When the Hurricanes announced they were signing Kotkaniemi to an offer sheet last week, there were several call backs to the Canadiens’ 2019 offer sheet of Sebastian Aho, such as Kotkaniemi’s $20 signing bonus (which Waddell called a group effort), Waddell giving pretty much a carbon copy of Bergevin’s 2019 quote about Aho and several Tweets from the team’s official Twitter account. Those led many to speculate that revenge was a factor, perhaps even a primary one, in the decision to sign Kotkaniemi.

Waddell asserted that that was not the case, and that the team’s hockey decision to sign Kotkaniemi, and how the announcement was handled from a marketing standpoint were separate.

“It certainly was not revenge,” Waddell said. “We talked about this player, we know this player. We used the CBA, as other teams have in the past, to try to acquire a 21-year-old player. So to us, it was all about the player. We looked around the league and thought this made the most sense from where we are as a team. As you know, we have a couple other good Finnish players on our team and thought this would be a great fit. The release, that’s a marketing thing. We’re trying to continue to build our franchise here in Raleigh, trying to keep our fans engaged. Our social team gets huge marks from the NHL, and they had some fun with it.”

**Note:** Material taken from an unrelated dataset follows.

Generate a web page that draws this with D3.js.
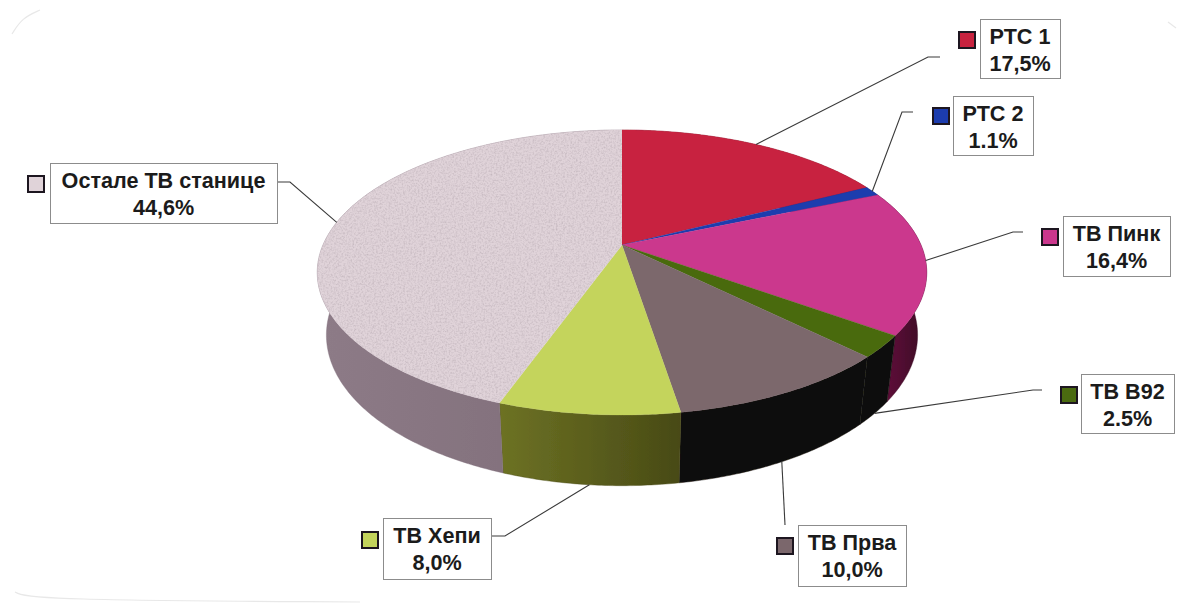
<!DOCTYPE html>
<html>
<head>
<meta charset="utf-8">
<script src="https://cdn.jsdelivr.net/npm/d3@7/dist/d3.min.js"></script>
<style>
html,body{margin:0;padding:0;background:#fff;}
svg{display:block;}
text{font-family:"Liberation Sans",Arial,sans-serif;font-weight:700;font-size:21.6px;fill:#1b1b1b;text-anchor:middle;}
</style>
</head>
<body>
<svg id="c" width="1186" height="603"></svg>
<script>
// Data
const categories = ["РТС 1","РТС 2","ТВ Пинк","ТВ В92","ТВ Прва","ТВ Хепи","Остале ТВ станице"];
const values = [17.5,1.1,16.4,2.5,10.0,8.0,44.6];
const valueLabels = ["17,5%","1.1%","16,4%","2.5%","10,0%","8,0%","44,6%"];

// Styles
const topColors  = ["#c8223f","#1c3cae","#cb378d","#4a6a10","#7b676c","#c4d45c","#e0d3d9"];
const sideStart  = ["#7a1428","#101f66","#6e1042","#0e0b08","#0e0b08","#6d7224","#8d7b87"];
const sideEnd    = ["#7a1428","#101f66","#3a0a24","#0e0b08","#0e0b08","#484a15","#7e6c78"];

// Layout of the callouts: box [x,y,w,h], swatch [x,y], elbow and end of leader
const boxes   = [[980,19,80,59],[953,96,80,59],[1063,216,107,60],[1081,374,93,59],[798,525,108,61],[383,518,108,61],[50,163,227,60]];
const swatch  = [[958,31],[932,107],[1041,228],[1060,386],[776,537],[361,531],[27,175]];
const elbows  = [[928,57,940,57],[902,112,913,112],[1013,232,1023,232],[1033,390,1042,390],[785,525,785,525],[505,536,491,536],[290,182,277,182]];
const leaderOnBase = [false,false,false,true,true,true,false];

// Projection of the disc: a circle seen in perspective
const cx = 622, cyTop = 245, Rx = 299, Ry = 137.2, persp = 0.193;
const cyBase = 306, RyBase = 145, baseScale = 0.97;
const sx = d3.scaleLinear().domain([-1,1]).range([-Rx,Rx]);
const sy = d3.scaleLinear().domain([-1,1]).range([Ry,-Ry]);
const syBase = d3.scaleLinear().domain([-1,1]).range([RyBase,-RyBase]);
function project(a, base){
  const u = Math.sin(a), v = Math.cos(a), s = 1/(1+persp*v);
  return base ? [cx + sx(u)*s*baseScale, cyBase + syBase(v)*s]
              : [cx + sx(u)*s, cyTop + sy(v)*s];
}
function arcPts(a0,a1,base){
  const n = Math.max(2,Math.ceil((a1-a0)/0.01));
  return d3.range(n+1).map(i=>project(a0+(a1-a0)*i/n,base));
}

const arcs = d3.pie().sort(null).value(d=>d).startAngle(0).endAngle(2*Math.PI)(values);
const line = d3.line();
const svg = d3.select("#c");
const defs = svg.append("defs");

const soft = defs.append("filter").attr("id","soft").attr("x","-2%").attr("y","-2%").attr("width","104%").attr("height","104%");
soft.append("feGaussianBlur").attr("stdDeviation",0.45);

const grain = defs.append("filter").attr("id","grain").attr("x",0).attr("y",0).attr("width",1).attr("height",1);
grain.append("feTurbulence").attr("type","fractalNoise").attr("baseFrequency",0.55).attr("numOctaves",3).attr("seed",4).attr("result","n");
grain.append("feColorMatrix").attr("in","n").attr("type","matrix")
  .attr("values","0 0 0 0 0.45  0 0 0 0 0.38  0 0 0 0 0.42  0 0 0 -1.2 0.72").attr("result","t");
grain.append("feComposite").attr("in","t").attr("in2","SourceAlpha").attr("operator","in").attr("result","m");
grain.append("feMerge").selectAll("feMergeNode").data(["SourceGraphic","m"]).join("feMergeNode").attr("in",d=>d);

arcs.forEach((a,i)=>{
  const g = defs.append("linearGradient").attr("id","side"+i).attr("x1",0).attr("x2",1).attr("y1",0).attr("y2",0);
  g.append("stop").attr("offset",0).attr("stop-color",sideStart[i]);
  g.append("stop").attr("offset",1).attr("stop-color",sideEnd[i]);
});

// faint traces of the rounded frame left by the scan
const traces = [[[12,34],[22,18],[40,10]],[[15,592],[32,600],[360,602]],[[1168,22],[1176,28]]];
svg.append("g").selectAll("path").data(traces).join("path")
  .attr("d",d3.line().curve(d3.curveBasis))
  .attr("fill","none").attr("stroke","#e8e8e8").attr("stroke-width",1.2);

const pieG = svg.append("g").attr("filter","url(#soft)");

// sides
pieG.append("g").selectAll("path").data(arcs).join("path")
  .attr("d",d=>line(arcPts(d.startAngle,d.endAngle,false).concat(arcPts(d.startAngle,d.endAngle,true).reverse()))+"Z")
  .attr("fill",(d,i)=>`url(#side${i})`).attr("stroke",(d,i)=>sideEnd[i]).attr("stroke-width",0.4);

// top faces
pieG.append("g").selectAll("path").data(arcs).join("path")
  .attr("d",d=>line([[cx,cyTop]].concat(arcPts(d.startAngle,d.endAngle,false)))+"Z")
  .attr("fill",(d,i)=>topColors[i]).attr("stroke",(d,i)=>topColors[i]).attr("stroke-width",0.3)
  .attr("filter",(d,i)=>i===6?"url(#grain)":null);

// leaders
svg.append("g").selectAll("path").data(arcs).join("path")
  .attr("d",(d,i)=>line([project((d.startAngle+d.endAngle)/2,leaderOnBase[i]),[elbows[i][0],elbows[i][1]],[elbows[i][2],elbows[i][3]]]))
  .attr("fill","none").attr("stroke","#3a3a3a").attr("stroke-width",1.1);

// callouts
const lab = svg.append("g").selectAll("g").data(categories).join("g");
lab.append("rect").attr("x",(d,i)=>boxes[i][0]+.5).attr("y",(d,i)=>boxes[i][1]+.5)
  .attr("width",(d,i)=>boxes[i][2]).attr("height",(d,i)=>boxes[i][3])
  .attr("fill","#fff").attr("stroke","#8c8c8c").attr("stroke-width",1);
lab.append("rect").attr("x",(d,i)=>swatch[i][0]+1).attr("y",(d,i)=>swatch[i][1]+1)
  .attr("width",16).attr("height",16)
  .attr("fill",(d,i)=>topColors[i]).attr("stroke","#1d1620").attr("stroke-width",2);
lab.append("text").attr("x",(d,i)=>boxes[i][0]+boxes[i][2]/2).attr("y",(d,i)=>boxes[i][1]+25).text(d=>d);
lab.append("text").attr("x",(d,i)=>boxes[i][0]+boxes[i][2]/2).attr("y",(d,i)=>boxes[i][1]+52).text((d,i)=>valueLabels[i]);
</script>
</body>
</html>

Though Kotkaniemi has largely been a full-time center in the NHL, Waddell, citing the Hurricanes’ current depth at center, said he’ll likely start at left wing, and “play with some very good players.”

While Kotkaniemi’s production (22 goals and 62 points in 171 career games) has yet to match his draft status, clearly the Hurricanes still see the promise and potential that led Montreal to select him third overall, and believe he can play an important role in their forward group going forward.

That belief played a major role in Kotkaniemi’s decision to become a Hurricane.

“I felt the confidence from the first second from Carolina,” Kotkaniemi said. “It feels really good when someone’s trusting you.”

Kotkaniemi will join two Finnish countrymen in Sebastian Aho and Teuvo Teravainen, and he said he’s spoken with both about the team and city of Raleigh.

He also said he’s exchanged a couple texts with Rod Brind’Amour, and is clearly excited to play for the former long-time center.

“It feels great to have an old player as a coach, Kotkaniemi said. “You can tell he’s been doing a great job over there over the years. You can see from the style the Hurricanes play that there’s an old player in the coaching seat.”

While it certainly stands to reason this could end up being a long-term relationship, Waddell said the Canes and Kotkaniemi haven’t discussed a long-term deal yet (he’s not eligible to sign an extension until January anyway) and see how this goes with Kotkaniemi on a new team and in a new role.

That chance to prove himself with a fresh start is one Kotkaniemi is looking forward to as he looks to carve out a role as a top producer for the Hurricanes for years to come.

“It will be a great opportunity,” Kotkaniemi said. “Feeling the confidence that the team is trusting you is always good for a player. I’m really excited for this opportunity and can’t wait to get things started.”